▼

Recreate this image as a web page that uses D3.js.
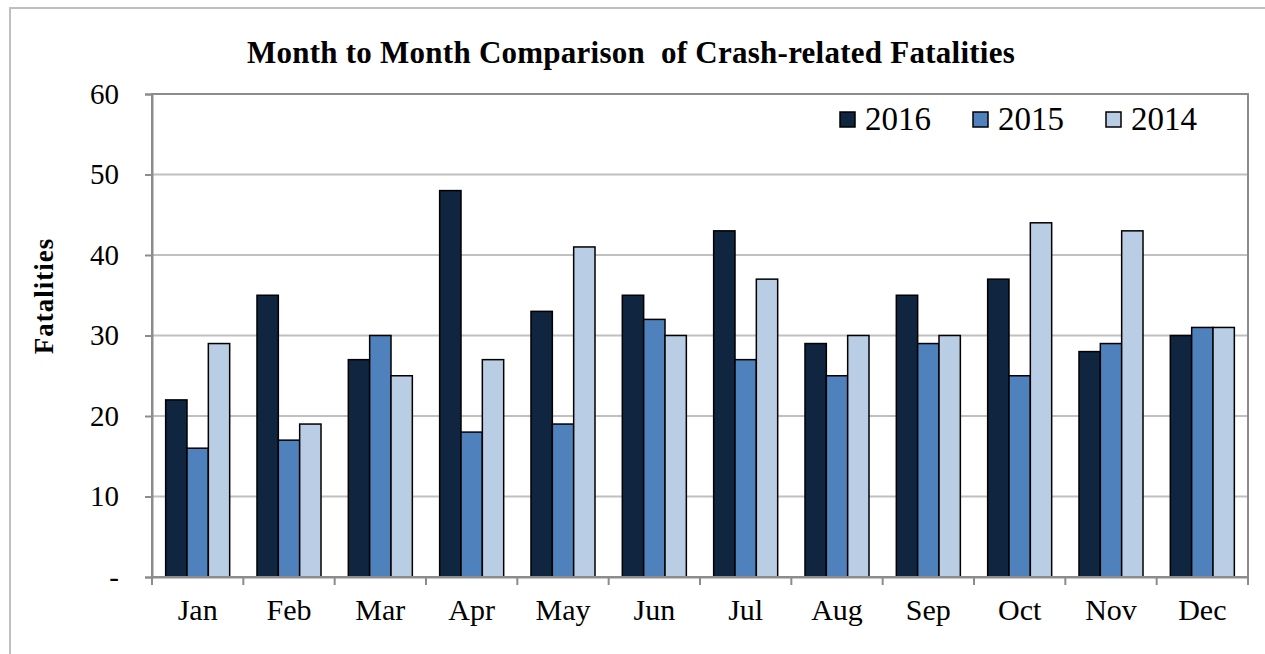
<!DOCTYPE html>
<html>
<head>
<meta charset="utf-8">
<script src="https://cdn.jsdelivr.net/npm/d3@7"></script>
<style>
  body { margin: 0; background: #fff; }
  text { font-family: "Liberation Serif", "Times New Roman", serif; }
</style>
</head>
<body>
<script>
// data
const months = ["Jan", "Feb", "Mar", "Apr", "May", "Jun", "Jul", "Aug", "Sep", "Oct", "Nov", "Dec"];
const years = ["2016", "2015", "2014"];
const fat2016 = [22, 35, 27, 48, 33, 35, 43, 29, 35, 37, 28, 30];
const fat2015 = [16, 17, 30, 18, 19, 32, 27, 25, 29, 25, 29, 31];
const fat2014 = [29, 19, 25, 27, 41, 30, 37, 30, 30, 44, 43, 31];
const yTicks = [0, 10, 20, 30, 40, 50, 60];

const colors = { "2016": "#10253f", "2015": "#4f81bd", "2014": "#b9cde5" };

let margin = null, width = null, height = null;
let svg = null, plot = null;
let x, xs, y = null;

main();

function main() {
  setupCanvasSize();
  appendSvg("body");
  setupScales();
  appendGrid();
  appendBars();
  appendAxes();
  addTitle();
  addLegend();
}

function setupCanvasSize() {
  margin = { top: 94, left: 152, bottom: 77, right: 17 };
  width = 1265 - margin.left - margin.right;
  height = 654 - margin.top - margin.bottom;
}

function appendSvg(domElement) {
  svg = d3.select(domElement).append("svg")
    .attr("width", 1265)
    .attr("height", 654);

  // outer chart border, runs off the right and bottom edge
  svg.append("rect")
    .attr("x", 10).attr("y", 8)
    .attr("width", 1300).attr("height", 700)
    .attr("fill", "none")
    .attr("stroke", "#bfbfbf")
    .attr("stroke-width", 2);

  plot = svg.append("g")
    .attr("transform", `translate(${margin.left}, ${margin.top})`);
}

function setupScales() {
  x = d3.scaleBand().domain(months).range([0, width]);
  xs = d3.scaleBand().domain(years).range([0, x.bandwidth()]).paddingOuter(0.64);
  y = d3.scaleLinear().domain([0, 60]).range([height, 0]);
}

function appendGrid() {
  plot.append("g")
    .selectAll("line")
    .data(yTicks.slice(1, -1))
    .enter().append("line")
    .attr("x1", 0).attr("x2", width)
    .attr("y1", d => y(d)).attr("y2", d => y(d))
    .attr("stroke", "#c0c0c0")
    .attr("stroke-width", 2);
}

function appendBars() {
  const rows = months.map((m, i) => ({
    month: m,
    values: [
      { year: "2016", v: fat2016[i] },
      { year: "2015", v: fat2015[i] },
      { year: "2014", v: fat2014[i] }
    ]
  }));

  plot.append("g")
    .selectAll("g")
    .data(rows)
    .enter().append("g")
    .attr("transform", d => `translate(${x(d.month)}, 0)`)
    .selectAll("rect")
    .data(d => d.values)
    .enter().append("rect")
    .attr("x", d => xs(d.year))
    .attr("y", d => y(d.v))
    .attr("width", xs.bandwidth())
    .attr("height", d => height - y(d.v))
    .attr("fill", d => colors[d.year])
    .attr("stroke", "#000")
    .attr("stroke-width", 1.5);
}

function appendAxes() {
  // plot frame: top and right
  plot.append("rect")
    .attr("width", width).attr("height", height)
    .attr("fill", "none")
    .attr("stroke", "#8c8c8c")
    .attr("stroke-width", 2);

  const yAxis = plot.append("g")
    .call(d3.axisLeft(y)
      .tickValues(yTicks)
      .tickSize(7)
      .tickPadding(26)
      .tickFormat(d => d === 0 ? "-" : d));
  yAxis.select(".domain").attr("stroke", "#8c8c8c").attr("stroke-width", 2);
  yAxis.selectAll(".tick line").attr("stroke", "#8c8c8c").attr("stroke-width", 2);
  yAxis.selectAll(".tick text")
    .attr("fill", "#000")
    .style("font-size", "29px")
    .style("font-family", "'Liberation Serif', serif");

  const xAxis = plot.append("g")
    .attr("transform", `translate(0, ${height})`)
    .call(d3.axisBottom(x).tickSize(0).tickPadding(22));
  xAxis.select(".domain").attr("stroke", "#8c8c8c").attr("stroke-width", 2);
  xAxis.selectAll(".tick text")
    .attr("fill", "#000")
    .style("font-size", "30px")
    .style("font-family", "'Liberation Serif', serif");

  // category separators below the axis
  plot.append("g")
    .selectAll("line")
    .data(months.concat(["end"]))
    .enter().append("line")
    .attr("x1", (d, i) => i * x.step()).attr("x2", (d, i) => i * x.step())
    .attr("y1", height).attr("y2", height + 8)
    .attr("stroke", "#8c8c8c")
    .attr("stroke-width", 2);

  svg.append("text")
    .attr("transform", "translate(53, 296) rotate(-90)")
    .attr("text-anchor", "middle")
    .style("font-size", "27px")
    .style("font-weight", "bold")
    .style("letter-spacing", "1px")
    .text("Fatalities");
}

function addTitle() {
  svg.append("text")
    .attr("x", 631)
    .attr("y", 63)
    .attr("text-anchor", "middle")
    .style("font-size", "31px")
    .style("font-weight", "bold")
    .style("letter-spacing", "0.25px")
    .style("white-space", "pre")
    .text("Month to Month Comparison  of Crash-related Fatalities");
}

function addLegend() {
  const legend = svg.append("g")
    .selectAll("g")
    .data(years)
    .enter().append("g")
    .attr("transform", (d, i) => `translate(${840 + i * 133}, 0)`);

  legend.append("rect")
    .attr("x", 0).attr("y", 112)
    .attr("width", 15).attr("height", 15)
    .attr("fill", d => colors[d])
    .attr("stroke", "#000")
    .attr("stroke-width", 1.5);

  legend.append("text")
    .attr("x", 25)
    .attr("y", 130)
    .style("font-size", "33px")
    .text(d => d);
}
</script>
</body>
</html>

▲

CHALLENGE
Restate the whole listing above exactly, please, omitting every image.

THE COMPLETED TASK
Recreate this image as a web page that uses D3.js.
<!DOCTYPE html>
<html>
<head>
<meta charset="utf-8">
<script src="https://cdn.jsdelivr.net/npm/d3@7"></script>
<style>
  body { margin: 0; background: #fff; }
  text { font-family: "Liberation Serif", "Times New Roman", serif; }
</style>
</head>
<body>
<script>
// data
const months = ["Jan", "Feb", "Mar", "Apr", "May", "Jun", "Jul", "Aug", "Sep", "Oct", "Nov", "Dec"];
const years = ["2016", "2015", "2014"];
const fat2016 = [22, 35, 27, 48, 33, 35, 43, 29, 35, 37, 28, 30];
const fat2015 = [16, 17, 30, 18, 19, 32, 27, 25, 29, 25, 29, 31];
const fat2014 = [29, 19, 25, 27, 41, 30, 37, 30, 30, 44, 43, 31];
const yTicks = [0, 10, 20, 30, 40, 50, 60];

const colors = { "2016": "#10253f", "2015": "#4f81bd", "2014": "#b9cde5" };

let margin = null, width = null, height = null;
let svg = null, plot = null;
let x, xs, y = null;

main();

function main() {
  setupCanvasSize();
  appendSvg("body");
  setupScales();
  appendGrid();
  appendBars();
  appendAxes();
  addTitle();
  addLegend();
}

function setupCanvasSize() {
  margin = { top: 94, left: 152, bottom: 77, right: 17 };
  width = 1265 - margin.left - margin.right;
  height = 654 - margin.top - margin.bottom;
}

function appendSvg(domElement) {
  svg = d3.select(domElement).append("svg")
    .attr("width", 1265)
    .attr("height", 654);

  // outer chart border, runs off the right and bottom edge
  svg.append("rect")
    .attr("x", 10).attr("y", 8)
    .attr("width", 1300).attr("height", 700)
    .attr("fill", "none")
    .attr("stroke", "#bfbfbf")
    .attr("stroke-width", 2);

  plot = svg.append("g")
    .attr("transform", `translate(${margin.left}, ${margin.top})`);
}

function setupScales() {
  x = d3.scaleBand().domain(months).range([0, width]);
  xs = d3.scaleBand().domain(years).range([0, x.bandwidth()]).paddingOuter(0.64);
  y = d3.scaleLinear().domain([0, 60]).range([height, 0]);
}

function appendGrid() {
  plot.append("g")
    .selectAll("line")
    .data(yTicks.slice(1, -1))
    .enter().append("line")
    .attr("x1", 0).attr("x2", width)
    .attr("y1", d => y(d)).attr("y2", d => y(d))
    .attr("stroke", "#c0c0c0")
    .attr("stroke-width", 2);
}

function appendBars() {
  const rows = months.map((m, i) => ({
    month: m,
    values: [
      { year: "2016", v: fat2016[i] },
      { year: "2015", v: fat2015[i] },
      { year: "2014", v: fat2014[i] }
    ]
  }));

  plot.append("g")
    .selectAll("g")
    .data(rows)
    .enter().append("g")
    .attr("transform", d => `translate(${x(d.month)}, 0)`)
    .selectAll("rect")
    .data(d => d.values)
    .enter().append("rect")
    .attr("x", d => xs(d.year))
    .attr("y", d => y(d.v))
    .attr("width", xs.bandwidth())
    .attr("height", d => height - y(d.v))
    .attr("fill", d => colors[d.year])
    .attr("stroke", "#000")
    .attr("stroke-width", 1.5);
}

function appendAxes() {
  // plot frame: top and right
  plot.append("rect")
    .attr("width", width).attr("height", height)
    .attr("fill", "none")
    .attr("stroke", "#8c8c8c")
    .attr("stroke-width", 2);

  const yAxis = plot.append("g")
    .call(d3.axisLeft(y)
      .tickValues(yTicks)
      .tickSize(7)
      .tickPadding(26)
      .tickFormat(d => d === 0 ? "-" : d));
  yAxis.select(".domain").attr("stroke", "#8c8c8c").attr("stroke-width", 2);
  yAxis.selectAll(".tick line").attr("stroke", "#8c8c8c").attr("stroke-width", 2);
  yAxis.selectAll(".tick text")
    .attr("fill", "#000")
    .style("font-size", "29px")
    .style("font-family", "'Liberation Serif', serif");

  const xAxis = plot.append("g")
    .attr("transform", `translate(0, ${height})`)
    .call(d3.axisBottom(x).tickSize(0).tickPadding(22));
  xAxis.select(".domain").attr("stroke", "#8c8c8c").attr("stroke-width", 2);
  xAxis.selectAll(".tick text")
    .attr("fill", "#000")
    .style("font-size", "30px")
    .style("font-family", "'Liberation Serif', serif");

  // category separators below the axis
  plot.append("g")
    .selectAll("line")
    .data(months.concat(["end"]))
    .enter().append("line")
    .attr("x1", (d, i) => i * x.step()).attr("x2", (d, i) => i * x.step())
    .attr("y1", height).attr("y2", height + 8)
    .attr("stroke", "#8c8c8c")
    .attr("stroke-width", 2);

  svg.append("text")
    .attr("transform", "translate(53, 296) rotate(-90)")
    .attr("text-anchor", "middle")
    .style("font-size", "27px")
    .style("font-weight", "bold")
    .style("letter-spacing", "1px")
    .text("Fatalities");
}

function addTitle() {
  svg.append("text")
    .attr("x", 631)
    .attr("y", 63)
    .attr("text-anchor", "middle")
    .style("font-size", "31px")
    .style("font-weight", "bold")
    .style("letter-spacing", "0.25px")
    .style("white-space", "pre")
    .text("Month to Month Comparison  of Crash-related Fatalities");
}

function addLegend() {
  const legend = svg.append("g")
    .selectAll("g")
    .data(years)
    .enter().append("g")
    .attr("transform", (d, i) => `translate(${840 + i * 133}, 0)`);

  legend.append("rect")
    .attr("x", 0).attr("y", 112)
    .attr("width", 15).attr("height", 15)
    .attr("fill", d => colors[d])
    .attr("stroke", "#000")
    .attr("stroke-width", 1.5);

  legend.append("text")
    .attr("x", 25)
    .attr("y", 130)
    .style("font-size", "33px")
    .text(d => d);
}
</script>
</body>
</html>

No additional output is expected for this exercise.